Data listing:
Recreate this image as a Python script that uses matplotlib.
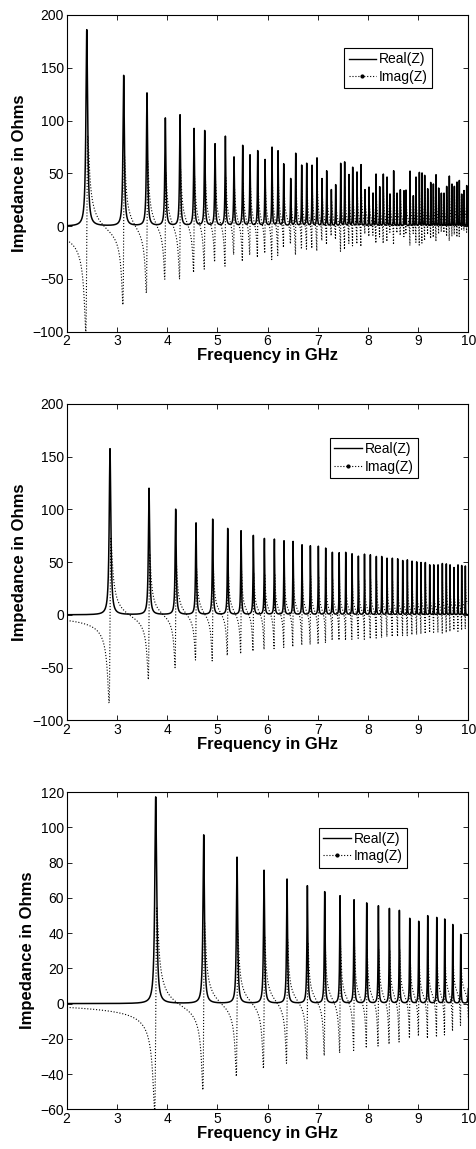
import numpy as np
import matplotlib.pyplot as plt
from matplotlib.lines import Line2D

plt.rcParams['font.family'] = ['Liberation Sans', 'DejaVu Sans']

# resonance frequencies (GHz) and peak Real(Z) (Ohms)
f_top = [2.40, 3.135, 3.60, 3.965, 4.258, 4.537, 4.749, 4.955, 5.161, 5.333,
         5.506, 5.652, 5.805, 5.951, 6.09, 6.21, 6.323, 6.462, 6.562, 6.681,
         6.781, 6.887, 6.986, 7.086, 7.179, 7.272, 7.358, 7.458, 7.537, 7.624,
         7.697, 7.783, 7.863, 7.942, 8.022, 8.102, 8.162, 8.235, 8.307, 8.381,
         8.440, 8.513, 8.580, 8.646, 8.719, 8.759, 8.839, 8.905, 8.958, 9.025,
         9.078, 9.131, 9.191, 9.251, 9.304, 9.357, 9.410, 9.463, 9.516, 9.569,
         9.622, 9.675, 9.722, 9.775, 9.821, 9.868, 9.914, 9.968]
r_top = [186, 142.5, 125.8, 102, 105, 92, 90, 77.5, 84.7, 65,
         76, 67, 71, 62.6, 74.3, 70.8, 58.5, 44.6, 68.6, 57.3,
         59.1, 57.2, 64.2, 44.6, 52, 34.2, 38.9, 59.1, 60.4, 48.4,
         55.4, 50.9, 57.9, 34.2, 36.7, 31.0, 49.0, 37.0, 49.0, 46.2,
         30.1, 52.2, 31.0, 34.2, 33.2, 33.8, 51.9, 28.5, 46.2, 50.6,
         50.0, 47.8, 35.1, 41.1, 39.6, 48.4, 35.8, 31.0, 31.0, 37.4,
         47.2, 39.6, 37.4, 41.5, 43.0, 30.1, 33.5, 38.3]

f_mid = [2.863, 3.640, 4.171, 4.576, 4.908, 5.207, 5.473, 5.718, 5.938, 6.137,
         6.329, 6.509, 6.688, 6.854, 7.013, 7.159, 7.292, 7.428, 7.558, 7.684,
         7.81, 7.932, 8.049, 8.168, 8.275, 8.381, 8.487, 8.593, 8.693, 8.786,
         8.879, 8.972, 9.058, 9.144, 9.231, 9.311, 9.397, 9.483, 9.562, 9.636,
         9.715, 9.795, 9.868, 9.941]
r_mid = [157.4, 119.8, 99.9, 86.9, 90.4, 81.6, 79.4, 75.0, 72.1, 71.5,
         69.9, 69.3, 66.1, 65.2, 64.8, 63.0, 59.0, 58.6, 59.0, 57.6,
         55.4, 57.3, 56.7, 55.1, 55.1, 53.5, 53.5, 52.9, 51.3, 51.9,
         50.7, 50.0, 49.4, 49.4, 47.2, 47.2, 47.2, 48.5, 48.1, 47.2,
         44.7, 47.2, 46.6, 46.2]

f_bot = [3.773, 4.729, 5.393, 5.931, 6.389, 6.794, 7.139, 7.445, 7.724, 7.976,
         8.209, 8.428, 8.627, 8.833, 9.012, 9.191, 9.371, 9.530, 9.690, 9.849,
         10.01]
r_bot = [117.2, 95.6, 82.9, 75.5, 70.5, 66.7, 63.3, 61.0, 58.7, 56.9,
         55.3, 53.8, 52.7, 48.2, 46.5, 49.7, 48.7, 47.8, 44.7, 39.1,
         42]

# peak widths (GHz) at 2 GHz and at 10 GHz
bw_top = (0.045, 0.004)
bw_mid = (0.05, 0.004)
bw_bot = (0.065, 0.01)

ylims = [(-100, 200), (-100, 200), (-60, 120)]
ysteps = [50, 50, 20]
legend_pos = [(0.910, 0.895), (0.874, 0.892), (0.847, 0.8875)]
axes_pos = [[0.1398, 0.7113, 0.842, 0.2757],
            [0.1398, 0.3731, 0.842, 0.2755],
            [0.1398, 0.0345, 0.842, 0.2762]]


def impedance(f, f0s, rs, bw):
    z = np.zeros(len(f), dtype=complex)
    for f0, r in zip(f0s, rs):
        w = bw[0] * (bw[1] / bw[0]) ** ((f0 - 2) / 8.0)
        q = f0 / w
        u = q * (f / f0 - f0 / f)
        z += r / (1 - 1j * u)
    return z


freq = np.linspace(2, 10, 100001)
fig = plt.figure(figsize=(4.77, 11.49), dpi=100)

panels = [(f_top, r_top, bw_top), (f_mid, r_mid, bw_mid), (f_bot, r_bot, bw_bot)]
for i, (f0s, rs, bw) in enumerate(panels):
    ax = fig.add_axes(axes_pos[i])
    z = impedance(freq, f0s, rs, bw)
    ax.plot(freq, z.real, color='k', lw=1.1)
    ax.plot(freq, z.imag, color='k', lw=0.8, ls=':')
    ax.set_xlim(2, 10)
    ax.set_ylim(*ylims[i])
    ax.set_xticks(np.arange(2, 11, 1))
    ax.set_yticks(np.arange(ylims[i][0], ylims[i][1] + 1, ysteps[i]))
    ax.tick_params(direction='in', top=True, right=True, length=3.5, width=0.6,
                   labelsize=10, pad=2)
    for s in ax.spines.values():
        s.set_linewidth(0.8)
    ax.set_xlabel('Frequency in GHz', fontsize=12, fontweight='bold', labelpad=0)
    ax.set_ylabel('Impedance in Ohms', fontsize=12, fontweight='bold', labelpad=4)
    handles = [Line2D([], [], color='k', lw=1.0),
               Line2D([], [], color='k', lw=0.8, ls=':', marker='.', markersize=4)]
    leg = ax.legend(handles, ['Real(Z)', 'Imag(Z)'], loc='upper right',
                    bbox_to_anchor=legend_pos[i], fancybox=False, edgecolor='k',
                    framealpha=1, fontsize=10, handlelength=2.0, handletextpad=0.2,
                    borderpad=0.3, labelspacing=0.25, borderaxespad=0, numpoints=1)
    leg.get_frame().set_linewidth(0.8)

fig.savefig('out.png', dpi=100)
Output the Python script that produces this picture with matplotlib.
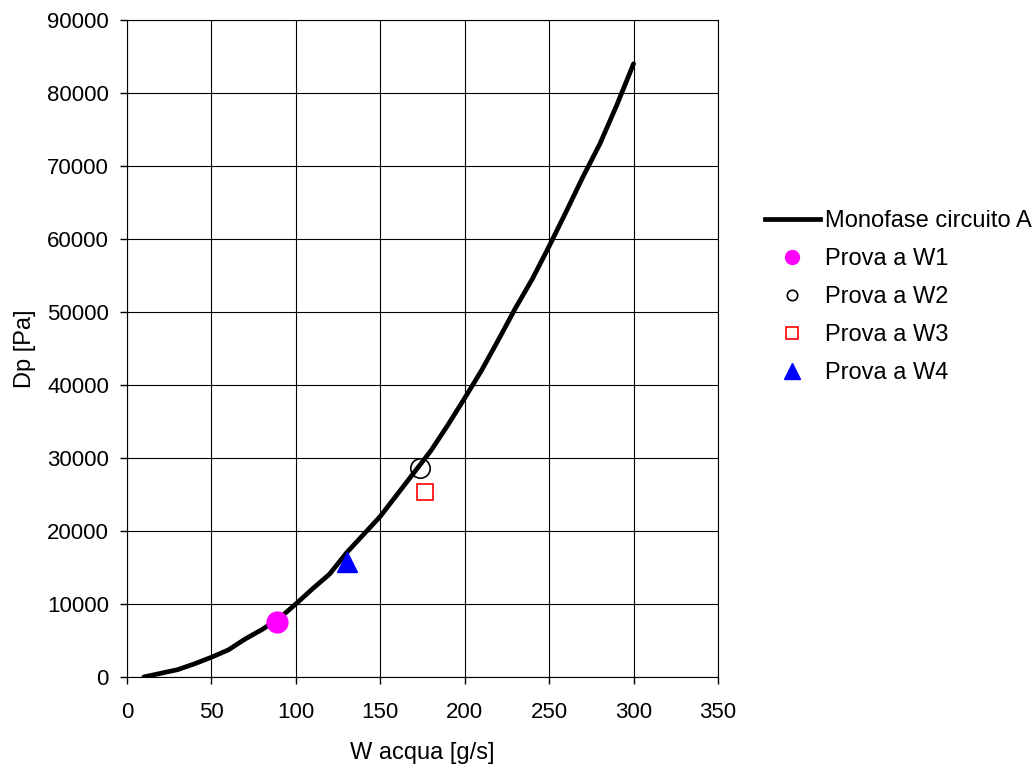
import matplotlib
matplotlib.use('Agg')
import matplotlib.pyplot as plt
from matplotlib.lines import Line2D

plt.rcParams['font.family'] = ['Liberation Sans', 'DejaVu Sans']

# curve: Monofase circuito A
w_curve = [10, 20, 30, 40, 50, 60, 70, 80, 90, 100, 110, 120, 130, 140, 150,
           160, 170, 180, 190, 200, 210, 220, 230, 240, 250, 260, 270, 280, 290, 300]
dp_curve = [0, 500, 1000, 1800, 2700, 3700, 5200, 6500, 8000, 10000, 12100, 14100,
            17000, 19500, 22000, 25000, 28000, 31000, 34500, 38200, 42000, 46200,
            50500, 54500, 59000, 63700, 68500, 73000, 78300, 84000]

# test points
w1, dp1 = [89], [7500]
w2, dp2 = [173.5], [28600]
w3, dp3 = [176.5], [25300]
w4, dp4 = [130], [15800]

fig = plt.figure(figsize=(10.35, 7.69), dpi=100)
ax = fig.add_axes([0.1227, 0.1197, 0.571, 0.8543])

ax.plot(w_curve, dp_curve, color='black', lw=3.4, solid_capstyle='round', zorder=3)
ax.plot(w1, dp1, 'o', color='magenta', ms=15, zorder=4)
ax.plot(w2, dp2, 'o', mfc='none', mec='black', ms=14, mew=1.2, zorder=4)
ax.plot(w3, dp3, 's', mfc='none', mec='red', ms=12, mew=1.2, zorder=4)
ax.plot(w4, dp4, '^', color='blue', ms=14, zorder=4)

ax.set_xlim(0, 350)
ax.set_ylim(0, 90000)
ax.set_xticks(range(0, 351, 50))
ax.set_yticks(range(0, 90001, 10000))
ax.grid(True, color='black', lw=0.8)
ax.tick_params(labelsize=16, direction='out', length=5, width=1)
ax.tick_params(axis='x', pad=13)
ax.tick_params(axis='y', pad=8)
for s in ax.spines.values():
    s.set_linewidth(0.8)
ax.set_xlabel('W acqua [g/s]', fontsize=17, labelpad=14)
ax.set_ylabel('Dp [Pa]', fontsize=17, labelpad=8)

handles = [
    Line2D([], [], color='black', lw=3.4),
    Line2D([], [], ls='none', marker='o', color='magenta', ms=10),
    Line2D([], [], ls='none', marker='o', mfc='none', mec='black', ms=7.5, mew=1.2),
    Line2D([], [], ls='none', marker='s', mfc='none', mec='red', ms=9, mew=1.2),
    Line2D([], [], ls='none', marker='^', color='blue', ms=11),
]
labels = ['Monofase circuito A', 'Prova a W1', 'Prova a W2', 'Prova a W3', 'Prova a W4']
fig.legend(handles, labels, loc='upper left', bbox_to_anchor=(0.739, 0.727),
           frameon=False, fontsize=17, handlelength=2.33, handletextpad=0.2,
           labelspacing=0.68, borderaxespad=0, borderpad=0)

fig.savefig('out.png', dpi=100)
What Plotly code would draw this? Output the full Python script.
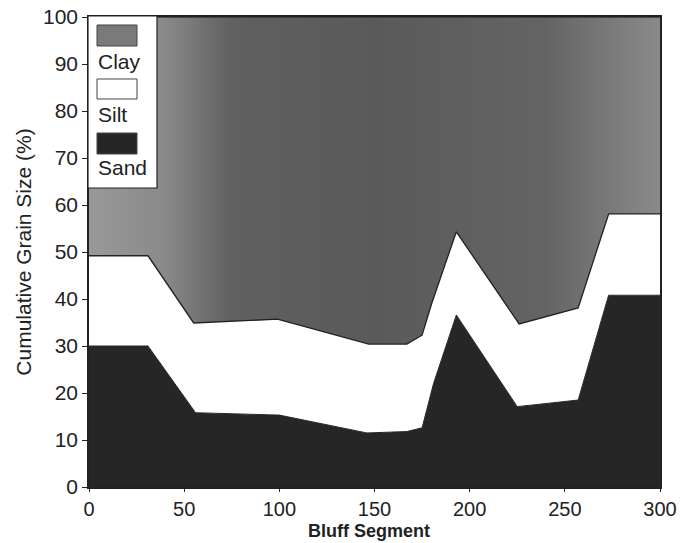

*WORK TO BE COMPLETED:*
Extract exactly, and only, the lines from the one with "Output the Python" to the one with "ax = fig.add_axes([0.1227, 0.1197, 0.571, 0.8543])", both ends counted. Leave the images behind.

*RESULT OF THIS EXERCISE:*
Output the Python script that produces this picture with matplotlib.
import matplotlib
matplotlib.use('Agg')
import matplotlib.pyplot as plt
from matplotlib.lines import Line2D

plt.rcParams['font.family'] = ['Liberation Sans', 'DejaVu Sans']

# curve: Monofase circuito A
w_curve = [10, 20, 30, 40, 50, 60, 70, 80, 90, 100, 110, 120, 130, 140, 150,
           160, 170, 180, 190, 200, 210, 220, 230, 240, 250, 260, 270, 280, 290, 300]
dp_curve = [0, 500, 1000, 1800, 2700, 3700, 5200, 6500, 8000, 10000, 12100, 14100,
            17000, 19500, 22000, 25000, 28000, 31000, 34500, 38200, 42000, 46200,
            50500, 54500, 59000, 63700, 68500, 73000, 78300, 84000]

# test points
w1, dp1 = [89], [7500]
w2, dp2 = [173.5], [28600]
w3, dp3 = [176.5], [25300]
w4, dp4 = [130], [15800]

fig = plt.figure(figsize=(10.35, 7.69), dpi=100)
ax = fig.add_axes([0.1227, 0.1197, 0.571, 0.8543])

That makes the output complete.